From Farmland to Forest: Spatiotemporal Evidence of Rural Depopulation and Agricultural Decline in Southwestern Nigeria
- OLALEYE Oluwaseun Mercy PhD
- Department of Geography, Adeyemi Federal University of Education, Ondo State, Nigeria
This study employs a comprehensive geospatial analysis to examine the geographical and temporal effects of rural depopulation on agricultural productivity in Igunshin, Ondo West Local Government Area, Ondo State, Nigeria. The study categorised and examined land-use and land-cover (LULC) changes utilising multi-temporal Landsat datasets (2000–2025) through advanced remote sensing and GIS methodologies in ENVI 5.6 and ArcGIS Pro 3.0 platforms. The application of the Maximum Likelihood Algorithm in supervised classification, with accuracy ratings over 85%, facilitated the accurate demarcation of agricultural land, urban areas, vegetation, and open spaces. The research indicated a notable reduction in agricultural land from 14.76 km² (13.01%) in 2000 to 7.27 km² (6.41%) in 2025, although vegetative cover rose from 52.78% to 79.80%. Urban regions had temporary growth until 2010, followed by a significant decline, signifying the spatial manifestation of rural depopulation. These dynamics underscore the negative correlation between population reduction and agricultural production, hence reinforcing the migration-productivity theoretical paradigm.
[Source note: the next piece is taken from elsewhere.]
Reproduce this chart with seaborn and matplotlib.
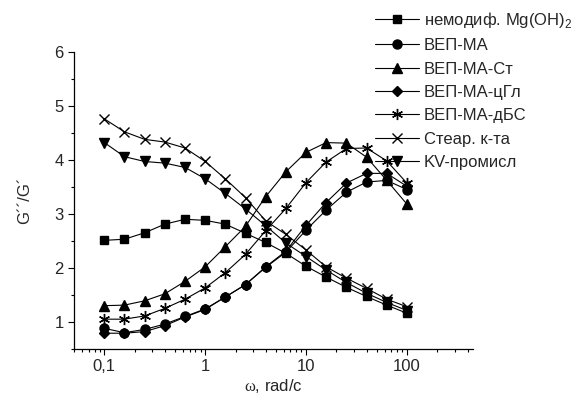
import numpy as np
import pandas as pd
import matplotlib
matplotlib.use("Agg")
import matplotlib.pyplot as plt
import matplotlib.ticker as mticker
import seaborn as sns

# frequency, rad/c
omega = [0.1, 0.158, 0.251, 0.398, 0.631, 1.0, 1.58, 2.51, 3.98, 6.31, 10, 15.8, 25.1, 39.8, 63.1, 100]

unmod = [2.51, 2.53, 2.65, 2.81, 2.90, 2.88, 2.81, 2.64, 2.47, 2.27, 2.03, 1.83, 1.64, 1.47, 1.31, 1.16]
vep_ma = [0.88, 0.80, 0.86, 0.96, 1.10, 1.24, 1.46, 1.69, 2.01, 2.29, 2.70, 3.07, 3.40, 3.59, 3.62, 3.45]
vep_ma_st = [1.30, 1.31, 1.39, 1.52, 1.75, 2.02, 2.39, 2.77, 3.32, 3.78, 4.14, 4.32, 4.31, 4.05, 3.62, 3.18]
vep_ma_cgl = [0.79, 0.79, 0.82, 0.93, 1.09, 1.23, 1.46, 1.69, 2.02, 2.31, 2.79, 3.21, 3.57, 3.75, 3.75, 3.51]
vep_ma_dbs = [1.05, 1.05, 1.11, 1.25, 1.42, 1.63, 1.91, 2.25, 2.69, 3.10, 3.58, 3.96, 4.21, 4.22, 3.98, 3.57]
stear = [4.76, 4.52, 4.38, 4.33, 4.22, 3.97, 3.65, 3.30, 2.87, 2.62, 2.33, 2.02, 1.81, 1.62, 1.42, 1.28]
kv = [4.32, 4.06, 3.97, 3.94, 3.86, 3.65, 3.38, 3.09, 2.78, 2.46, 2.21, 1.96, 1.73, 1.53, 1.36, 1.21]

labels = ["немодиф. Mg(OH)$_\\mathregular{2}$", "ВЕП-МА", "ВЕП-МА-Ст", "ВЕП-МА-цГл",
          "ВЕП-МА-дБС", "Стеар. к-та", "KV-промисл"]
series = [unmod, vep_ma, vep_ma_st, vep_ma_cgl, vep_ma_dbs, stear, kv]
markers = ["s", "o", "^", "D", (6, 2, 0), "x", "v"]
msizes = [6, 6.5, 7, 5.5, 8, 7, 7]

sns.set_style("ticks")
plt.rcParams['font.family'] = ['Liberation Sans', 'DejaVu Sans']
plt.rcParams['mathtext.fontset'] = 'custom'
plt.rcParams['mathtext.rm'] = 'Liberation Serif'

rows = []
for lab, vals in zip(labels, series):
    for w, v in zip(omega, vals):
        rows.append((lab, w, v))
df = pd.DataFrame(rows, columns=["series", "omega", "ratio"])

fig = plt.figure(figsize=(5.78, 3.96), dpi=100)
ax = fig.add_axes([0.128, 0.119, 0.690, 0.750])
ax.set_xscale("log")

for lab, m, ms in zip(labels, markers, msizes):
    sns.lineplot(data=df[df["series"] == lab], x="omega", y="ratio", ax=ax,
                 color="black", marker=m, markersize=ms, markeredgecolor="black",
                 markeredgewidth=1.0, linewidth=0.8, label=lab, legend=False)

ax.set_xlim(0.05, 450)
ax.set_ylim(0.5, 6)
ax.xaxis.set_major_locator(mticker.FixedLocator([0.1, 1, 10, 100]))
ax.xaxis.set_major_formatter(mticker.FixedFormatter(["0,1", "1", "10", "100"]))
ax.xaxis.set_minor_locator(mticker.LogLocator(base=10, subs=np.arange(2, 10)))
ax.xaxis.set_minor_formatter(mticker.NullFormatter())
ax.yaxis.set_major_locator(mticker.MultipleLocator(1))
ax.yaxis.set_minor_locator(mticker.MultipleLocator(0.5))
ax.tick_params(which="major", length=4, width=0.8, labelsize=12, color="black")
ax.tick_params(which="minor", length=2.5, width=0.8, color="black")
for s in ["top", "right"]:
    ax.spines[s].set_visible(False)
for s in ["left", "bottom"]:
    ax.spines[s].set_color("black")
    ax.spines[s].set_linewidth(0.9)

ax.set_xlabel("$\\mathrm{\\omega}$, rad/c", fontsize=12, labelpad=2)
ax.set_ylabel("G´´/G´", fontsize=12, labelpad=16)

handles, labs = ax.get_legend_handles_labels()
ax.legend(handles, labs, loc="upper left", bbox_to_anchor=(0.648, 0.975),
          bbox_transform=fig.transFigure, frameon=False, fontsize=12,
          handlelength=2.65, handletextpad=0.3, labelspacing=0.5, borderpad=0,
          borderaxespad=0)

plt.savefig("out.png", dpi=100)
The results indicate that persistent emigration, an ageing rural demographic, and inadequate infrastructural development together lead to agricultural decline and ecological regression. The study indicates that agricultural production would persist in its fall unless strategic rural revitalisation, encompassing young agripreneurship, infrastructural investment, and integrated land-use policy, is enacted. This work enhances the discourse on rural spatial change in Sub-Saharan Africa by illustrating the efficacy of geospatial analytics in elucidating the demographic factors influencing agricultural sustainability.